Chris Wattie / Reuters

What We’re Following: Enter Justin Trudeau

Canada’s Liberal Party swept into power for the first time in nine years last night, ousting Stephen Harper and his Conservative government in a big upset in the country’s parliamentary elections. Candidates had campaigned for three months, which—believe it or not, Americans—is an unusually long time for Canadian elections. At 43, Trudeau is the second-youngest prime minister in Canadian history. He has pledged to legalize marijuana, take in more Syrian refugees, and more.

Russia’s Air Campaign: Russia has been bombing extremist groups in Syria for three weeks now. It has violated Turkish airspace, allowed its warplanes to fly too close to American ones, struck areas where critics say no Islamic State threat exists, and, a new report shows, resulted in civilian casualties. Since the campaign began, 370 people have been killed by airstrikes. Of that number, 34 percent have been civilians—127 people, including 36 children and 34 women.

A Change in Preventive Measures: The American Cancer Society revised its guidelines about when women should have mammograms, suggesting that women at average risk for breast cancer can wait until age 45 to undergo their first test and then alternate years starting at age 55. The new rules go against what many groups have been recommending for years—that women begin screening at age 40 and undergo regular exams by their doctors.


Snapshot

A Palestinian argues with Israeli policemen during clashes in Hebron, West Bank, on October 10, 2015. For more images from the recent weeks of violence between Israelis and Palestinians, visit The Atlantic Photo. (Nasser Shiyoukhi / AP)

Quoted

Jill Holland, mayor of a rural Tennessee town, on why a company chose not to open an office there: “They said it looked like an atomic bomb went off, so they just kept walking.”

Anna Huffman, who organized a protest against her high school’s dress code: “Adults aren’t going to be shopping at American Eagle or Forever 21. They don’t know that it’s not even possible to buy a dress that goes to your knees.”

Isabel Solorio, who lives in the San Joaquin Valley: “They call this the golden valley.

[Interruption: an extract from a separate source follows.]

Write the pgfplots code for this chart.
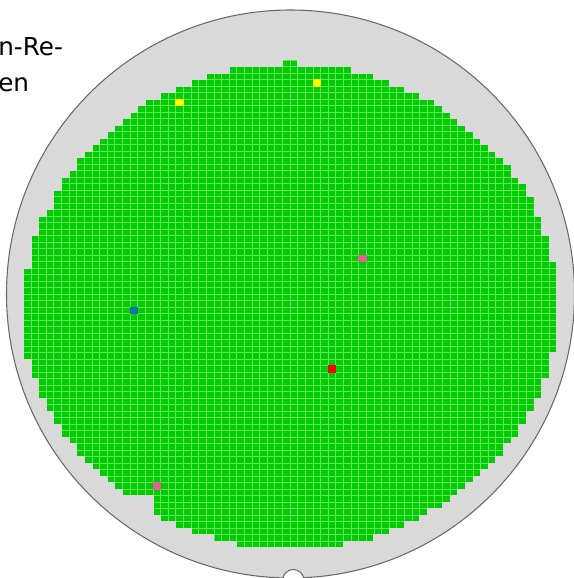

But where is the gold?”


News Quiz

1. The country of _________ has directed its army to manage the flow of migrants and refugees coming through its borders.

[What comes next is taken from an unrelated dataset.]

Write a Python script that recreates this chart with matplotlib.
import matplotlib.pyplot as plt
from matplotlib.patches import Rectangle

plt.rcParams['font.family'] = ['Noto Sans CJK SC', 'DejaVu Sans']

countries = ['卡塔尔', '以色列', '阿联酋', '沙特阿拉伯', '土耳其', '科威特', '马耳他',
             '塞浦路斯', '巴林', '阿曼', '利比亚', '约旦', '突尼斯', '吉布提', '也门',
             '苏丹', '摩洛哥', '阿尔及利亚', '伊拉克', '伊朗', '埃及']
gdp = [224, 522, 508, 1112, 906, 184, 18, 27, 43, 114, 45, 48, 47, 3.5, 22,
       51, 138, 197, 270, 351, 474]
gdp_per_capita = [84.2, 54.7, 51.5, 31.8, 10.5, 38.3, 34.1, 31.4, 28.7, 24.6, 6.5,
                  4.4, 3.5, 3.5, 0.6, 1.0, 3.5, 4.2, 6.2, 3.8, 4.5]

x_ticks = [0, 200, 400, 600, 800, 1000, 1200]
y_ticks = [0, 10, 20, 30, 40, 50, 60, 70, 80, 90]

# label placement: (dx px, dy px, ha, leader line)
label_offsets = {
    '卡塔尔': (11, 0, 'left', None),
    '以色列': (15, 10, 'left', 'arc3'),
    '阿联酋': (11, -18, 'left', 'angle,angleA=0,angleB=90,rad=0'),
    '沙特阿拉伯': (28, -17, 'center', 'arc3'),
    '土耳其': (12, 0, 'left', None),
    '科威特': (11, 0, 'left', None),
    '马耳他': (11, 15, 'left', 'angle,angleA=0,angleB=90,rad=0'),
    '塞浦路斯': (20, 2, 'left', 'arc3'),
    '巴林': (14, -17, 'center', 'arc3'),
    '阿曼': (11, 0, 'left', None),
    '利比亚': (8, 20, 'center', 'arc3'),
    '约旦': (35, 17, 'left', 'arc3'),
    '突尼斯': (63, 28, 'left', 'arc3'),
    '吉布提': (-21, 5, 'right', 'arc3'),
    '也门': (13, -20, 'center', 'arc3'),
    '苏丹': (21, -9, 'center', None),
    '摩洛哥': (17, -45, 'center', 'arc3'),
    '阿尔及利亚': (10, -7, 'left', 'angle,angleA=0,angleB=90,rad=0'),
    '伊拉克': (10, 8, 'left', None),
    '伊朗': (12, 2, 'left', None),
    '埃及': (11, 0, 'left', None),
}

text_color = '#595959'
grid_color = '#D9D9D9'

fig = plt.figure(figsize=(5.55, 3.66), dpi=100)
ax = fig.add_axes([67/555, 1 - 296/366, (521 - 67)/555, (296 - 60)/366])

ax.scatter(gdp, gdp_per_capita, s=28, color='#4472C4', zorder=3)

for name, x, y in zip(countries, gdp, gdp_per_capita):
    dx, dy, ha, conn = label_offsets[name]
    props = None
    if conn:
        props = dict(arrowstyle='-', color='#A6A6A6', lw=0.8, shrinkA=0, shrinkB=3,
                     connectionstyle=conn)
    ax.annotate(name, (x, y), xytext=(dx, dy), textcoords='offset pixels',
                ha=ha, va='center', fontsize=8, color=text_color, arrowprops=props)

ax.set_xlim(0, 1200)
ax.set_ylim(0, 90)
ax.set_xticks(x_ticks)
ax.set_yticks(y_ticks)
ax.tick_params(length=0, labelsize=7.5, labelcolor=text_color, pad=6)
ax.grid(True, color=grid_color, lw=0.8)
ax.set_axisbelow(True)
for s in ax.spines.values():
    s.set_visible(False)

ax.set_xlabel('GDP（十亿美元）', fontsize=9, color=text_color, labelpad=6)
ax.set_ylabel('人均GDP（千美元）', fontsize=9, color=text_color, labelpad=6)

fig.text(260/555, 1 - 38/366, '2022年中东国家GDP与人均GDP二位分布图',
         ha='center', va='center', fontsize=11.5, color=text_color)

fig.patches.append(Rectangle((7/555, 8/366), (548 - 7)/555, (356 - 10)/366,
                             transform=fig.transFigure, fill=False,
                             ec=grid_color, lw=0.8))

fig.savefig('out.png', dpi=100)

(See answer or scroll to the bottom.)

2. According to one sleep study, British people were far more likely than Americans to admit to _____________.

(See answer or scroll to the bottom.)

3. Despite its name, the electric eel is not an eel at all. It’s a _________.

(See answer or scroll to the bottom.)


Evening Read

John Freeman, interviewed by Joe Fassler for our “By Heart” series, discusses writer Louise Erdrich’s narrative magic:

One of the hard things about editing is that it’s very hard to find moments like this one that make everything work. Say this same story came in as a submission, but it was just the plot. You can’t, as an editor, say, “Why don’t you have them weigh a baby?” You can only say, there’s something missing. It’s up to the writer to have the imagination to figure out what that will be.

One of the amazing things about Erdrich is that she never tries to instruct you about the past or history. Yes, her books are about justice and historical memory and the terrible cost of violence—and mostly about family and love—but she’s never didactic about the content. Instead, she just tells stories. She doesn’t press her own ideas and interpretations down into her books. Language contains meaning that is greater than our intended meaning—and Erdrich, of all the living American writers, uses that capacity to the greatest ability. Her work feels huge as a result—an entire universe contained inside a North Dakota town.


Reader Response

A reader responds to a story about the grim details of America’s drone policy:

The use of drones isn’t a solution. If the goal is to prevent future terrorism, taking out leaders isn’t accomplishing anything. By targeting individuals with drone strikes (especially with so many casualties), we are the best advertisers for more terrorism. Ending terrorism is a war of ideas, and we’re giving a lot of people the idea to join terrorist organizations.

Who would you believe? The guy calling for revolution next to you, or the shadowy country dropping bombs on your friends with no clear reason?

But another reader argues that drones are better than their alternatives:

A drone is no more humane or inhumane than a person in a ship firing a missile from 500 miles away or a person in a tank shooting from two miles away or a person dropping a bomb from 30,000 feet.

In fact, I would argue that drones are far more humane than most other distant killing tools, since you can be far more exacting in who is killed. Can they make mistakes? Yes. But which is worse: a bomb from 30,000 feet that kills tens of thousands and wipes out an entire town, or a drone that kills 100 specific people, minimal surrounding damage, and might sadly sadly catch a few innocents?

Read more perspectives here.


Verbs

Salary disparity between men and women with MBAs revealed, size of Hershey’s Kisses doubled, “Bad Blood” covered.